Beside the gods are statues of Arhats – people in the Buddhist religion who have achieved enlightenment and returned to earth help others. Often they are ugly and unworldly.
Unfortunately when Dave first heard of Arhats his mind went to Ass Hats. You simply can’t unhear that and so forevermore those incredibly fortunate souls who have achieved enlightenment are known to Dave as Ass Hats. Small things still entertain boys I suppose.
From the beach, we drove a little way up the hill to the first gate on the wall. It was originally constructed in the early Ming Dynasty (1368 – 1644). Jiaoshan is the first mountain the wall climbs as it leaves the sea.
This is the short section of the wall that has been restored.
No hiking up today – there is a cable car that gets you part way up the mountain.

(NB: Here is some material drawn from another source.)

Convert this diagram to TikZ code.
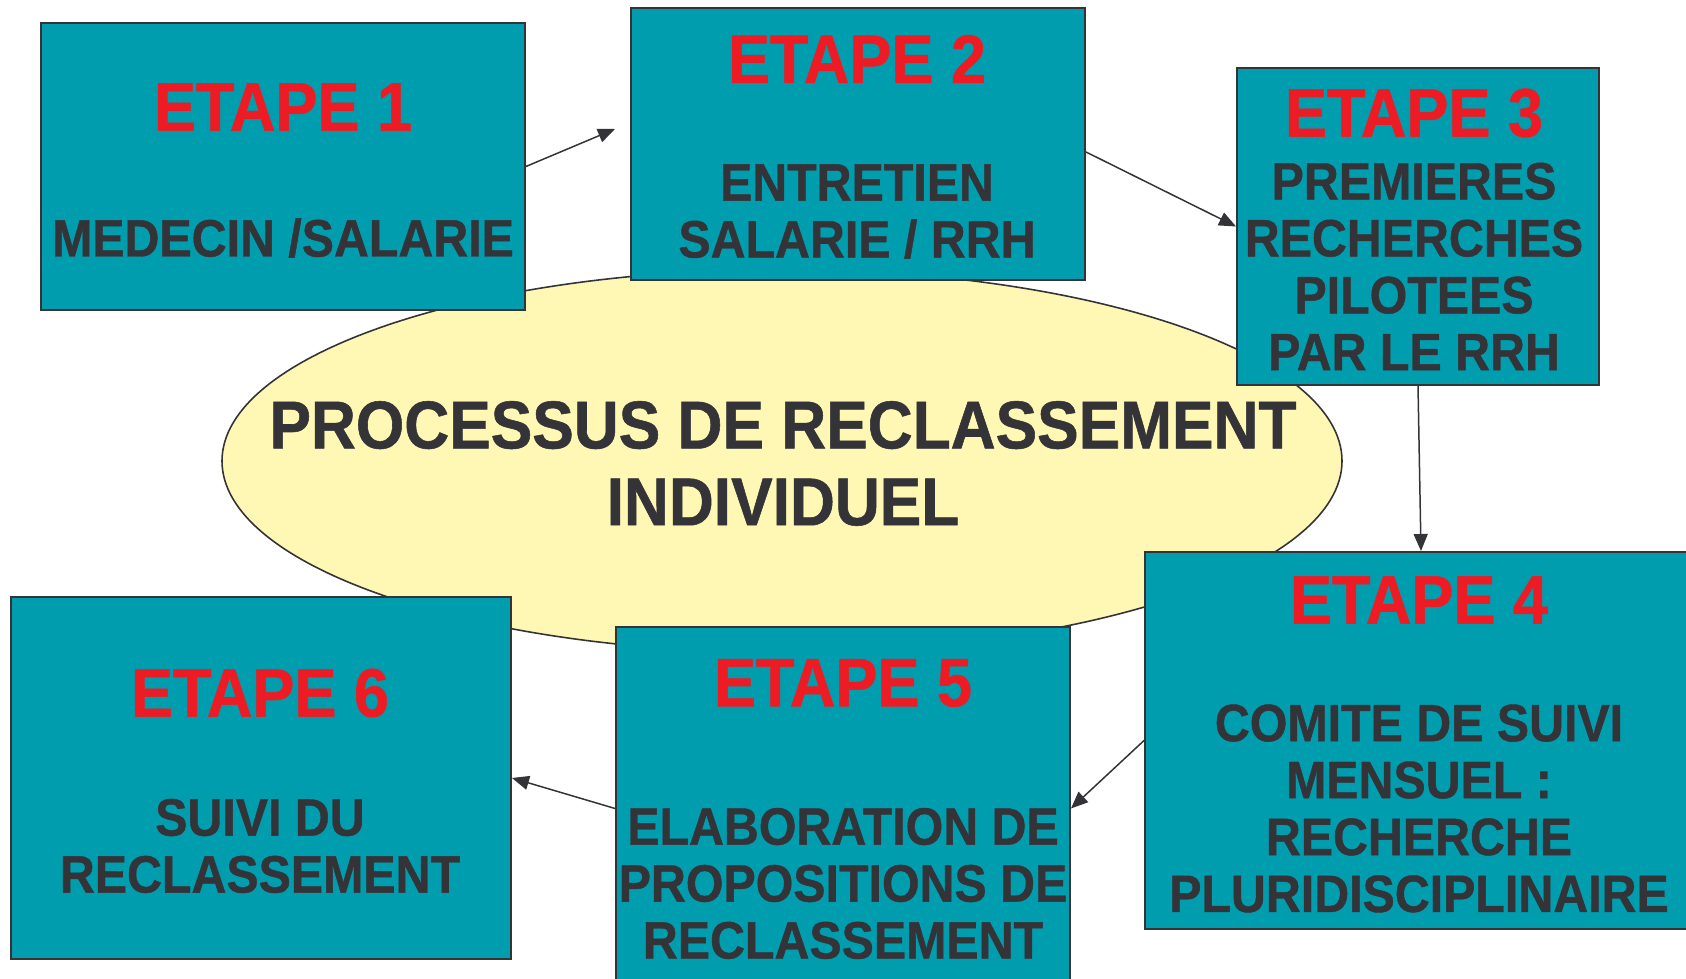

This is the wall, although you’d never know it. We’ve learned that almost 2/3 of the wall is gone. Only the parts around Beijing and Shanhaiguan are restored. The rest has fallen back to nature and in some places looks like nothing more than a raised strip of grass.
The wall up to the first gate is restored.
Pretty lake in the distance.
The view from the top looking back down.
We had planned to go to a nearby cave where there are some carvings and more Arhats but the area was closed to prevent fires. Our driver tried to negotiate with the nice lady guarding the road saying we had come a long way from Beijing and were important. She didn’t care. She was polite but insistent. It was actually fortuitous that we didn’t because the cable car shut down at 3pm and we would have likely missed it. Good fortune shines upon us.
After rushing a bit up the wall to catch the cable car down, we discovered our train back to Beijing was not until 6:30. So we had some time to kill. We tried to move our train to one of the earlier ones but they were all sold out. Our guide suggested the Great Wall Museum in Shanhaiguan. We’d read some history of the wall but it was very interesting to see how and why it was built. Basically it was a bunch of defensive walls that were interconnected by the Ji, Han, Ming and finally Qing dynasties. It was built and rebuilt over many years and various sections of the wall reflect local materials as well as architectural styles. From very refined brick and tower shapes to basically a dirt pile and everything in between. Even in the 1930’s it was still used as a defensive wall against the Japanese.
At precisely 4pm the lights in the museum started to be turned off and a woman started locking doors all around us. No announcement just the fire exit lights left. We were there past closing time apparently. Needless to say there wasn’t a hoard of people there anymore. Just us. It was nice and quiet. We took the hint.
With still an hour or so to wait and being willing to try new things we asked our driver to take us to a tea house to learn about teas and have a tea ceremony. It’s a big deal here of course. Our second day in Beijing we’d done one so we had an inkling of what was coming. We were taken to a local tea house and met the owners. We sampled about 5 different kinds of tea. I learned the hard way that I was being polite by drinking each cup as it was poured and the host being polite kept filling it up. I drank a lot of tea! I’m a slow learner sometimes. Once we had tasted a few it was time to buy (of course). Once we negotiated what we wanted the owners realized we were for real and the good stuff was brought out. We sample a fermented white tea shown below. Aged for a year it’s about $240 for 500 grams. We were shown, but didn’t taste (we asked not to) another that was $480 for 250 grams! The tea leaves are packed into disks by steam press and shipped in wooden boxes. When the cheap stuff comes in garbage bags and the good stuff comes in hockey puck sized wooden boxes, well you can tell why the price is so different.
The owners performing the ceremony.
The really expensive stuff – like no tea I’ve ever seen before!
Brewed leaves in the brewing cup. This was a white tea.
It was now time to head to the train. We had planned on doing a Peking Duck dinner tonight, but it would have been 10pm. We elected to buy some fruit on the train and have some trail mix and protein bars we’d packed from home. Simple but nutritious dinner. We just couldn’t fathom a big production of Peking Duck at 10pm and then crashing right after.
Tomorrow we tour the Summer Palace in Beijing and then fly to Xian.